The pursuit of performance can sometimes sacrifice correctness if the developer isn’t careful. To insure that the accelerated scikit-learn lives up to the high standards of the scikit-learn user community, the accelerated version is being required to pass the scikit-learn test suite. A system to run these tests was developed in collaboration with scikit-learn core developers, Olivier Grisel and Jérémie du Boisberranger.

Testing is done with the currently released scikit-learn and the current master sources. The status of these tests is displayed on the landing page of
github.com/IntelPython/daal4py:

The testing is performed in CircleCI so an interested user has easy access to the testing logs for further inspection.

Special attention is paid to insuring deterministic, mathematical equivalence between the accelerated scikit-learn and the base version. Mathematical equivalence means solutions obtained by both versions agree within the tolerance specification of the solver. Such a cross checking has resulted in a feedback to improve scikit-learn’s own test suite, e.g.: scikit-learn/#12738, #12263, and #13992.

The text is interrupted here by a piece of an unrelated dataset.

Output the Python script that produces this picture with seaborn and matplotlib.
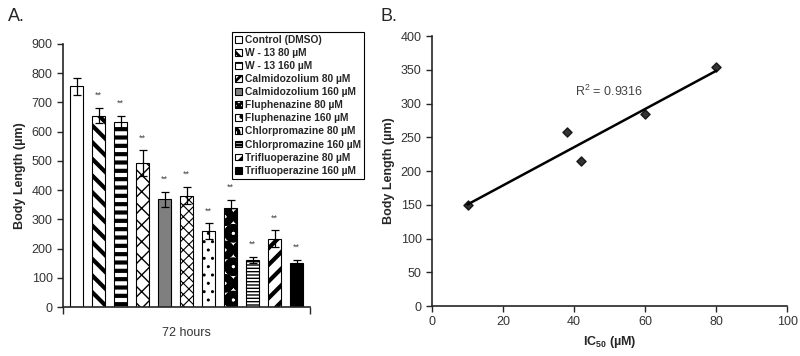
import numpy as np
import pandas as pd
import matplotlib
matplotlib.use("Agg")
import matplotlib.pyplot as plt
import seaborn as sns

# ---------------- data ----------------
treatments = ["Control (DMSO)", "W - 13 80 µM", "W - 13 160 µM",
              "Calmidozolium 80 µM", "Calmidozolium 160 µM",
              "Fluphenazine 80 µM", "Fluphenazine 160 µM",
              "Chlorpromazine 80 µM", "Chlorpromazine 160 µM",
              "Trifluoperazine 80 µM", "Trifluoperazine 160 µM"]
body_length = [755, 655, 634, 492, 368, 381, 260, 339, 162, 233, 151]
body_err = [28, 27, 21, 44, 27, 30, 27, 28, 10, 29, 10]
significant = [False, True, True, True, True, True, True, True, True, True, True]
time_label = "72 hours"

ic50 = [10, 38, 42, 60, 80]
length_b = [150, 258, 215, 284, 355]
r2_text = "R$^2$ = 0.9316"

# ---------------- style ----------------
sns.set_style("ticks")
plt.rcParams['font.family'] = ['Liberation Sans', 'DejaVu Sans']
plt.rcParams['mathtext.fontset'] = 'custom'
plt.rcParams['mathtext.rm'] = 'Liberation Sans'
plt.rcParams['mathtext.bf'] = 'Liberation Sans:bold'
plt.rcParams['hatch.linewidth'] = 2.0

face = {t: "white" for t in treatments}
face["Calmidozolium 160 µM"] = "#7f7f7f"
face["Trifluoperazine 160 µM"] = "black"
hatches = ["", "\\\\", "--", "xx", "", "xxx", "..", "O", "-----", "//", ""]
hatch_lw = [1, 3.0, 3.0, 1.0, 1, 0.8, 1.0, 5.0, 1.0, 3.0, 1]

fig = plt.figure(figsize=(8, 3.56), dpi=100)
axA = fig.add_axes([0.0788, 0.1376, 0.309, 0.739])
axB = fig.add_axes([0.54, 0.1404, 0.444, 0.758])

tick_col = "#333333"

# ---------------- panel A ----------------
dfA = pd.DataFrame({"time": [time_label] * len(treatments),
                    "treatment": treatments,
                    "length": body_length})
sns.barplot(data=dfA, x="time", y="length", hue="treatment",
            hue_order=treatments, palette=face, width=0.98, gap=0.4,
            edgecolor="black", linewidth=0.8, errorbar=None,
            legend=False, ax=axA, saturation=1)

bar_containers = list(axA.containers)
handles = []
for i, cont in enumerate(bar_containers):
    bar = cont.patches[0]
    bar.set_hatch(hatches[i])
    bar.set_edgecolor("black")
    if hasattr(bar, "set_hatch_linewidth"):
        bar.set_hatch_linewidth(hatch_lw[i])
    else:
        bar._hatch_linewidth = hatch_lw[i]
    handles.append(bar)
    cx = bar.get_x() + bar.get_width() / 2
    top = bar.get_height()
    axA.errorbar(cx, top, yerr=body_err[i], color="black", capsize=3,
                 elinewidth=0.9, capthick=0.9, fmt="none")
    if significant[i]:
        axA.text(cx, top + body_err[i] + 42, "**", ha="center",
                 va="center", fontsize=6.5, color="#444444")

axA.set_xlim(-0.5, 0.5)
axA.set_ylim(0, 900)
axA.set_yticks(np.arange(0, 901, 100))
axA.set_xticks([-0.5, 0.5])
axA.set_xticklabels(["", ""])
axA.set_xlabel(time_label, fontsize=9, color=tick_col, labelpad=6)
axA.set_ylabel("Body Length (µm)", fontsize=9, fontweight="bold")
axA.tick_params(axis="y", labelsize=9, labelcolor=tick_col, length=4,
                width=1.0, direction="out")
axA.tick_params(axis="x", length=5, width=1.0, direction="out")
for s in ["left", "bottom"]:
    axA.spines[s].set_linewidth(1.2)
sns.despine(ax=axA)

leg = axA.legend(handles=handles, labels=treatments, loc="upper left",
                 bbox_to_anchor=(0.684, 1.046), fancybox=False,
                 frameon=True, edgecolor="black", framealpha=1,
                 prop={"size": 7.4, "weight": "bold"},
                 handlelength=0.65, handleheight=0.65, handletextpad=0.3,
                 labelspacing=0.3, borderpad=0.3, borderaxespad=0)
leg.get_frame().set_linewidth(0.8)

# ---------------- panel B ----------------
dfB = pd.DataFrame({"ic50": ic50, "length": length_b})
sns.regplot(data=dfB, x="ic50", y="length", ci=None, ax=axB,
            marker="D", color="black",
            scatter_kws={"s": 22, "zorder": 3},
            line_kws={"linewidth": 1.8})
axB.set_xlim(0, 100)
axB.set_ylim(0, 400)
axB.set_xticks(np.arange(0, 101, 20))
axB.set_yticks(np.arange(0, 401, 50))
axB.set_xlabel(r"IC$_\mathbf{50}$ (µM)", fontsize=9, fontweight="bold")
axB.set_ylabel("Body Length (µm)", fontsize=9, fontweight="bold")
axB.tick_params(labelsize=9, labelcolor=tick_col, length=4, width=1.0,
                direction="out")
for s in ["left", "bottom"]:
    axB.spines[s].set_linewidth(1.2)
sns.despine(ax=axB)
axB.text(50, 318, r2_text, ha="center", va="center", fontsize=9,
         color="#444444")

fig.text(0.01, 0.955, "A.", fontsize=13, va="center")
fig.text(0.475, 0.955, "B.", fontsize=13, va="center")

fig.savefig("out.png", dpi=100)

This collaboration also given scikit-learn developers a better understanding of the performance of their implementation. For instance, @jeremiedbb completely refactored the k-means implementation using Cython to improve multithreaded scalability (scikit-learn#11950). This work is now part of the 0.23 release of scikit-learn.

To accelerate your own scikit-learn installation, you need to install daal4py. This is easy to do with the conda package manager:

conda install -c intel daal4py

pip users can install daal4py as follows:

# Required Intel(R) DAAL is available for free:
#  - binary form: https://software.intel.com/en-us/daal
#  - sources: https://github.com/intel/daal
#  Intel(R) TBB can be obtained from https://software.intel.com/en-us/tbb
export NO_DIST=1
 export DAALROOT=/path/to/daal_library
 pip install -e
 git+https://github.com/IntelPython/daal4py.git#egg=daal4py

Once daal4py is installed, you can accelerate your scikit-learn installation (version >=0.19) in either of two ways:

python -m daal4py your_application.py

which is great for running tests, and for quick experimentation. You can also do so explicitly in your script:

import daal4py.sklearn
daal4py.sklearn.patch_sklearn()

Patching is accompanied by informational message:

In [1]: import daal4py.sklearn

In [2]: daal4py.sklearn.patch_sklearn()
Intel(R) Data Analytics Acceleration Library (Intel(R) DAAL)
solvers for sklearn enabled:
https://intelpython.github.io/daal4py/sklearn.html

We invite you to try accelerating your scikit-learn workloads with daal4py and Intel AI Analytics Toolkit to see the performance improvements for yourself.